L’insistente corteggiatrice fa sapere di avere una piccola dote. Tchaikovsky sempre a caccia di quattrini finirà per cedere – facendola però vestire di nero per la foto ufficiale. I soldi non ci sono, l’amore neppure, il sesso neanche a pensarlo – Tchaikovsky preferiva i giovanotti, Ken Russell aveva già raccontato tutto in “L’altra faccia dell’amore”, mezzo secolo fa. Classico film da festival, che qui nasce e qui muore, i cinema non li vedrà. Una continua rissa tra due antipatici – con attori mediocri e barbe inguardabili. Non si parteggia per nessuno. Neanche per la musica, totalmente assente nelle due ore e mezza: il compositore non è mai al lavoro, sempre perso in gozzoviglie.
Sta in quota russa – ma nella Quinzaine des Réalisateurs, con l’onore dell’apertura – anche Pietro Marcello con “Le vele scarlatte”, tratto da un romanzo di Alexander Grin uscito nel 1923. Produzione e attori francesi, però: il regista che aveva massacrato Martin Eden di Jack London torna in formato esportazione. Anche stavolta, il cinema sta da un’altra parte. Anche stavolta i cinefili duri e puri applaudono – chissà dove si sono nascosti a singhiozzare fantozzianamente, quando “Il” Festival ha dato la Palma d’oro onoraria a Tom Cruise, con frecce tricolori blu bianco e rosso a oscurare il cielo.

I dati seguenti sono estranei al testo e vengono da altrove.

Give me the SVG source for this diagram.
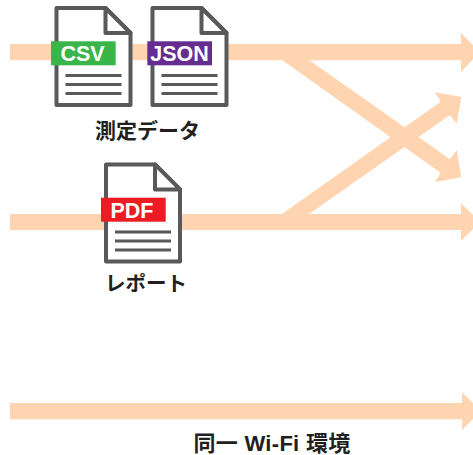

La prosa dei fan si fa più contorta, vedere brutti film fa male anche a loro: “La visione è ancora frutto di una procedura teorica, di un’osmosi che lascia palpitare il segno”. Il regista Pietro Marcello da Caserta trova il film “profondamente femmina”. Una ragazzina parla con i rospi, nella Francia su al nord, dove si torna dalla guerra e a malapena c’è da mangiare.

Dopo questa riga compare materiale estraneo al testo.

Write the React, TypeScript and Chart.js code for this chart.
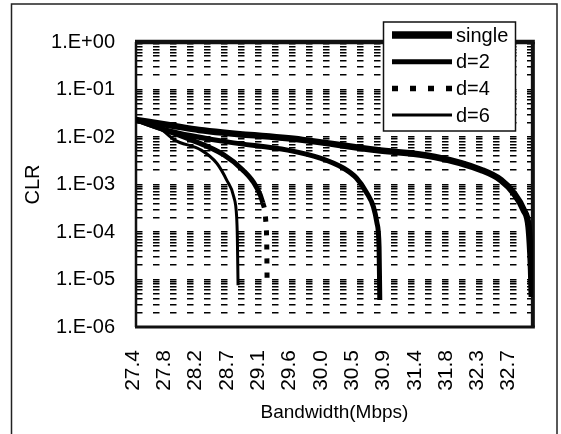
import React, { useEffect, useRef } from 'react';
import { Chart, registerables } from 'chart.js';

Chart.register(...registerables);

// ---- data ----
const X_TICK_LABELS = ['27.4', '27.8', '28.2', '28.7', '29.1', '29.6', '30.0', '30.5', '30.9', '31.4', '31.8', '32.3', '32.7'];
const X_START = 27.4;
const X_STEP = 0.4417;
const X_MAX = 33.0;

const Y_TICK_VALUES = [1e-6, 1e-5, 1e-4, 1e-3, 1e-2, 1e-1, 1];
const Y_TICK_LABELS = ['1.E-06', '1.E-05', '1.E-04', '1.E-03', '1.E-02', '1.E-01', '1.E+00'];

const SERIES_NAMES = ['single', 'd=2', 'd=4', 'd=6'];

const SINGLE_X = [27.4, 27.9, 28.29, 29.75, 30.79, 31.62, 32.28, 32.55, 32.73, 32.87, 32.94, 32.965, 32.975, 32.985];
const SINGLE_Y = [0.0229, 0.0175, 0.0141, 0.0087, 0.0053, 0.0038, 0.002, 0.00124, 6.6e-4, 2.9e-4, 1.28e-4, 3.6e-5, 1.6e-5, 4.3e-6];

const D2_X = [27.4, 27.87, 28.71, 29.54, 30.0, 30.33, 30.51, 30.65, 30.75, 30.8, 30.83, 30.84];
const D2_Y = [0.0229, 0.0134, 0.0078, 0.0053, 0.0036, 0.0022, 0.00137, 6.9e-4, 3.4e-4, 1.55e-4, 4.8e-5, 3.7e-6];

const D4_X = [27.4, 27.8, 28.18, 28.64, 28.91, 29.09, 29.19, 29.23, 29.245, 29.25];
const D4_Y = [0.0229, 0.0141, 0.0087, 0.0042, 0.002, 9.3e-4, 4.1e-4, 1.8e-4, 5.3e-5, 8.1e-6];

const D6_X = [27.4, 27.73, 27.94, 28.32, 28.54, 28.68, 28.78, 28.82, 28.83, 28.84];
const D6_Y = [0.0229, 0.0155, 0.0087, 0.0053, 0.0028, 0.00124, 5.5e-4, 2.1e-4, 7.8e-5, 7.6e-6];

const FONT_FAMILY = "'Liberation Sans', Arial, Helvetica, sans-serif";

const toPoints = (xs: number[], ys: number[]) => xs.map((x, i) => ({ x, y: ys[i] }));

const LEGEND_STYLES = [
  { width: 7.5, dash: [] as number[] },
  { width: 5, dash: [] as number[] },
  { width: 5.5, dash: [6, 12] },
  { width: 3, dash: [] as number[] },
];

const framePlugin = {
  id: 'frame',
  beforeDraw(chart: any) {
    const { ctx, width, height } = chart;
    ctx.save();
    ctx.fillStyle = '#ffffff';
    ctx.fillRect(0, 0, width, height);
    ctx.strokeStyle = '#222';
    ctx.lineWidth = 1.5;
    ctx.strokeRect(11.5, 4, 545.5, height + 10);
    ctx.restore();
  },
  beforeDatasetsDraw(chart: any) {
    const { ctx, chartArea: a } = chart;
    ctx.save();
    ctx.strokeStyle = '#111';
    ctx.setLineDash([]);
    ctx.lineWidth = 2.5;
    ctx.beginPath();
    ctx.moveTo(a.left, a.top);
    ctx.lineTo(a.left, a.bottom);
    ctx.stroke();
    ctx.lineWidth = 3;
    ctx.beginPath();
    ctx.moveTo(a.left - 1, a.bottom);
    ctx.lineTo(a.right + 2, a.bottom);
    ctx.stroke();
    ctx.lineWidth = 4.5;
    ctx.beginPath();
    ctx.moveTo(a.left - 1, a.top);
    ctx.lineTo(a.right + 2, a.top);
    ctx.stroke();
    ctx.lineWidth = 4;
    ctx.beginPath();
    ctx.moveTo(a.right, a.top);
    ctx.lineTo(a.right, a.bottom);
    ctx.stroke();
    ctx.restore();
  },
  afterDraw(chart: any) {
    const { ctx } = chart;
    const bx = 383.5, by = 22, bw = 132, bh = 109;
    ctx.save();
    ctx.fillStyle = '#ffffff';
    ctx.fillRect(bx, by, bw, bh);
    ctx.strokeStyle = '#111';
    ctx.lineWidth = 1.5;
    ctx.setLineDash([]);
    ctx.strokeRect(bx, by, bw, bh);
    ctx.font = `20px ${FONT_FAMILY}`;
    ctx.textAlign = 'left';
    ctx.textBaseline = 'middle';
    SERIES_NAMES.forEach((name, i) => {
      const y = 35 + i * 26.7;
      const st = LEGEND_STYLES[i];
      ctx.strokeStyle = '#000';
      ctx.lineWidth = st.width;
      ctx.setLineDash(st.dash);
      ctx.beginPath();
      ctx.moveTo(392, y);
      ctx.lineTo(452, y);
      ctx.stroke();
      ctx.setLineDash([]);
      ctx.fillStyle = '#000';
      ctx.fillText(name, 456, y + 1);
    });
    ctx.restore();
  },
};

export default function App() {
  const ref = useRef<HTMLCanvasElement | null>(null);

  useEffect(() => {
    document.body.style.margin = '0';
    const canvas = ref.current;
    if (!canvas) return;
    const font = { family: FONT_FAMILY, size: 20 };
    const chart = new Chart(canvas, {
      type: 'line',
      data: {
        datasets: [
          {
            label: SERIES_NAMES[0],
            data: toPoints(SINGLE_X, SINGLE_Y),
            borderColor: '#000',
            borderWidth: 6.5,
            pointRadius: 0,
            cubicInterpolationMode: 'monotone',
          },
          {
            label: SERIES_NAMES[1],
            data: toPoints(D2_X, D2_Y),
            borderColor: '#000',
            borderWidth: 5,
            pointRadius: 0,
            cubicInterpolationMode: 'monotone',
          },
          {
            label: SERIES_NAMES[2],
            data: toPoints(D4_X, D4_Y),
            borderColor: '#000',
            borderWidth: 5,
            pointRadius: 0,
            cubicInterpolationMode: 'monotone',
            segment: {
              borderDash: (c: any) => (c.p1.parsed.y < 3e-4 ? [5, 9] : undefined),
            },
          },
          {
            label: SERIES_NAMES[3],
            data: toPoints(D6_X, D6_Y),
            borderColor: '#000',
            borderWidth: 3,
            pointRadius: 0,
            cubicInterpolationMode: 'monotone',
          },
        ],
      },
      options: {
        animation: false,
        responsive: false,
        maintainAspectRatio: false,
        layout: { padding: { left: 0, right: 22, top: 42, bottom: 0 } },
        plugins: { legend: { display: false }, tooltip: { enabled: false } },
        scales: {
          x: {
            type: 'linear',
            min: X_START,
            max: X_MAX,
            afterBuildTicks: (s: any) => {
              s.ticks = X_TICK_LABELS.map((_, i) => ({ value: X_START + i * X_STEP }));
            },
            afterFit: (s: any) => {
              s.height = 107;
            },
            grid: { display: false, drawTicks: false },
            border: { display: false },
            ticks: {
              autoSkip: false,
              minRotation: 90,
              maxRotation: 90,
              padding: 23,
              labelOffset: -3,
              color: '#000',
              font: { family: FONT_FAMILY, size: 21 },
              callback: (_v: any, i: number) => X_TICK_LABELS[i],
            },
            title: {
              display: true,
              text: 'Bandwidth(Mbps)',
              color: '#000',
              font: { family: FONT_FAMILY, size: 19 },
              padding: { top: 0, bottom: 10 },
            },
          },
          y: {
            type: 'logarithmic',
            min: 1e-6,
            max: 1,
            afterBuildTicks: (s: any) => {
              const t: any[] = [];
              for (let e = -6; e <= 0; e++) {
                for (let m = 1; m <= 9; m++) {
                  if (e === 0 && m > 1) break;
                  t.push({ value: m * Math.pow(10, e), major: m === 1 });
                }
              }
              s.ticks = t;
            },
            afterFit: (s: any) => {
              s.width = 136;
            },
            grid: { color: '#000', lineWidth: 1.6, drawTicks: false },
            border: { display: false, dash: [6.5, 10.5] },
            ticks: {
              autoSkip: false,
              padding: 21,
              color: '#000',
              font,
              callback: (v: any) => {
                const k = Y_TICK_VALUES.findIndex((t) => Math.abs(t - v) / t < 1e-6);
                return k >= 0 ? Y_TICK_LABELS[k] : '';
              },
            },
            title: {
              display: true,
              text: 'CLR',
              color: '#000',
              font: { family: FONT_FAMILY, size: 20 },
              padding: { top: 21, bottom: 0 },
            },
          },
        },
      },
      plugins: [framePlugin],
    } as any);
    return () => chart.destroy();
  }, []);

  return (
    <div style={{ width: 561, height: 434, position: 'relative' }}>
      <canvas ref={ref} width={561} height={434} style={{ width: 561, height: 434, display: 'block' }} />
    </div>
  );
}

Finora il film più originale del concorso è stato “EO” – da pronunciarsi “hi ho”, come il raglio dell’asino. Regista Jerzy Skolimowski, polacco di 84 anni. Nessuno glieli darebbe, abituati come siamo ai giovani registi che lasciano indovinare la loro età, anno più anno meno. “EO” racconta un asino in un piccolo circo, liberato da animalisti infuriati. Il poveretto, senza più padrone né riparo né fieno, si avventura nel vasto mondo.
E’ un rarissimo film che sullo schermo esce meglio che nel riassunto della trama (di solito scritto dal regista medesimo, mischiato a buone intenzioni e suggerimenti interpretativi). L’asino fa da mascotte a una squadra di calcio che quando perde lo bastona. Lo vediamo tra i bambini autistici, si chiama “onoterapia”. Viene venduto come carne da salame, e poi salvato da uno strano prete (non durerà). Pubblico in ambasce, si torturava le mani come mai capita con i film di guerra, vera o ricostruita: gli umani si maciullano ma gli animali non si toccano.
Dopo pochi giorni di festival, aspettiamo che vengano a salvarci gli americani. “Armageddon Time” di James Gray ruba le parole a un comizio elettorale di Ronald Reagan, o votate per me o arriverà la fine del mondo. Come “Licorice Pizza” del quasi coetaneo Paul Thomas Anderson, è un film di formazione. Purtroppo, riuscito meno bene. Il figlio di una famiglia americana di origine ebraica stringe amicizia con un ragazzino nero, e si mette nei guai. Per punizione, lo mandano nella scuola privata finanziata dal padre di Donald Trump. “Licorice Pizza” era scatenato e divertente, “Armageddon Time” è preoccupato per il nostro destino. Speriamo che James Gray torni presto alla sua Little Odessa, dove ambientava i film quando era bravo.